Manuel Gazapo, diretor do Observatório de Segurança Nacional espanhol, citado pelo “El País”, tenta uma explicação para que os miúdos de Ripoll se tivessem transformado em terroristas: “O primeiro fator é a idade: eram mais jovens do que são habitualmente os terroristas e, portanto, estamos perante uma personalidade moldável.”
Décadas de investigações em redor do tema e o que temos como denominador comum entre aqueles que enveredam pelo terrorismo é que parecem querer aquilo que muitos de nós (para não dizer todos) queremos: reconhecimento e uma vida melhor para as pessoas de que gostamos.
Sabemos pelos retratos passados que a maioria são jovens, raramente ultrapassando os 30 anos (Mohamed Lahouaiej-Bouhlel tinha 31 e entra já no domínio das exceções), sentem-se injustiçados e, muitas vezes, isso leva a um alto grau de frustração – e acabam influenciados por alguém do grupo ou por um líder carismático.
Terá sido isso que aconteceu em Ripoll, com Abdelbaki es Satty a funcionar como esse líder carismático capaz de “moldar” esses jovens integrados na vida da Catalunha e transformá-los em cruzados islâmicos, dispostos a imolar-se numa ação tão violenta quanto desprovida de mensagem clara.
Se Hasna Ait Bouhlacen tinha as marcas de uma infância conturbada, se Lahouaiej-Bouhlel era um homem com tendências violentas em processo de divórcio, os jovens de Ripoll não passavam, aparentemente, por dificuldades económicas e sociais.
É certo que sempre foram os “mouros” na escola, mas nem por isso deixavam de tirar boas notas, nem a sua ficha escolar revelava sublinhados a vermelho.

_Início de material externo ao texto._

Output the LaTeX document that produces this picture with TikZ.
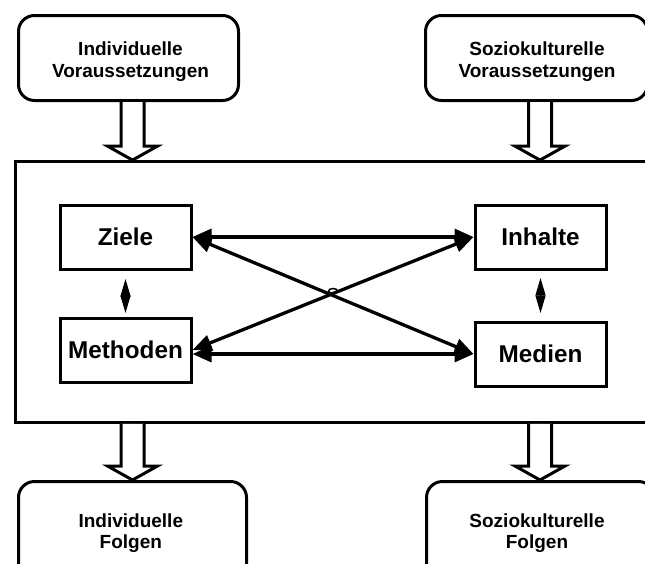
\documentclass[tikz,border=0pt]{standalone}
\usepackage{fontspec}
\setmainfont{Liberation Sans}
\usetikzlibrary{arrows.meta,calc}

% hollow block arrow: x position, start node anchor, target node anchor
\newcommand\hollowarrow[3]{%
  \draw[hollow] let \p1=(#2), \p2=(#3) in
    (#1pt-11.5pt,\y1) -- (#1pt-11.5pt,\y2+14pt) -- (#1pt-25pt,\y2+14pt)
    -- (#1pt,\y2) -- (#1pt+25pt,\y2+14pt) -- (#1pt+11.5pt,\y2+14pt)
    -- (#1pt+11.5pt,\y1);
}

\begin{document}
\begin{tikzpicture}[x=1pt,y=-1pt,
  roundbox/.style={draw, line width=3pt, rounded corners=16pt, inner sep=0pt},
  mainbox/.style={draw, line width=2.8pt, inner sep=0pt},
  inbox/.style={draw, line width=3pt, inner sep=0pt, minimum width=131pt,
    minimum height=64pt, font=\bfseries\fontsize{24.3pt}{28pt}\selectfont},
  toptext/.style={align=center, inner sep=0pt, font=\bfseries\fontsize{19pt}{22pt}\selectfont},
  bottext/.style={align=center, inner sep=0pt, font=\bfseries\fontsize{19pt}{21pt}\selectfont},
  hollow/.style={draw, line width=3pt, line join=miter, fill=white},
  link/.style={line width=3.3pt, {Triangle[length=19pt,width=16pt]}-{Triangle[length=19pt,width=16pt]}},
  pair/.style={line width=1pt, {Triangle[length=17.5pt,width=10pt]}-{Triangle[length=17.5pt,width=10pt]}}
]
\useasboundingbox (0,0) rectangle (645,563);
\clip (0,0) rectangle (645,563);

% preconditions
\node[roundbox, minimum width=220pt, minimum height=85pt] (IV) at (128.5,58) {};
\node[toptext] (IVt) at (130.5,62) {Individuelle\\Voraussetzungen};
\node[roundbox, minimum width=222pt, minimum height=85pt] (SV) at (536.5,58) {};
\node[toptext] (SVt) at (537,62) {Soziokulturelle\\Voraussetzungen};

% teaching frame
\node[mainbox, minimum width=636.5pt, minimum height=261pt] (U) at (333.75,292) {};

% didactic elements
\node[inbox] (Z) at (125.5,237) {Ziele};
\node[inbox] (M) at (125.5,350) {Methoden};
\node[inbox] (I) at (540.5,237) {Inhalte};
\node[inbox] (Me) at (540.5,354) {Medien};

% consequences
\node[roundbox, minimum width=228pt, minimum height=150pt] (IF) at (132.5,556.5) {};
\node[bottext] (IFt) at (130.8,533) {Individuelle\\Folgen};
\node[roundbox, minimum width=228pt, minimum height=150pt] (SF) at (540.5,556.5) {};
\node[bottext] (SFt) at (537,533) {Soziokulturelle\\Folgen};

% block arrows
\hollowarrow{132.5}{IV.south}{U.north}
\hollowarrow{540}{SV.south}{U.north}
\hollowarrow{132.5}{U.south}{IF.north}
\hollowarrow{540}{U.south}{SF.north}

% relations between the elements
\draw[link] (Z.east) -- (I.west);
\draw[link] (M.east |- Me.west) -- (Me.west);
\draw[link] (Z.east) -- (Me.west);
\draw[link] (M.east) -- (I.west);
\draw[line width=1.5pt] (333,291) ellipse [x radius=4.5, y radius=2.5];

\draw[pair, shorten <=8.5pt, shorten >=3.5pt] (Z.south) -- (M.north);
\draw[pair, shorten <=7.5pt, shorten >=7.5pt] (I.south) -- (Me.north);
\end{tikzpicture}
\end{document}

Mesmo assim, salienta Gazapo, “não deixavam de pertencer a uma minoria em risco de exclusão”, o que os tornava, diz, “miúdos fáceis de persuadir”.
O alto desemprego entre os jovens, a falta de perspetivas de um futuro que é cada vez mais incerto para todos, a exclusão poderão servir como fatores capazes de exacerbar o potencial de doutrinamento destes jovens. “Uma coisa é falar de integração a partir das instituições, e outra é descer à rua”, diz ainda Gazapo.
Mas por mais que ensaiemos explicações, como podemos explicar, por exemplo, a história dos dois irmãos Laachraoui: Najim estudou Engenharia, Mourad dedicou-se ao taekwondo. Najim foi um dos bombistas-suicidas no atentado do aeroporto de Bruxelas, em março de 2016, Mourad ganhou uma medalha de ouro para a Bélgica nos Europeus, em maio.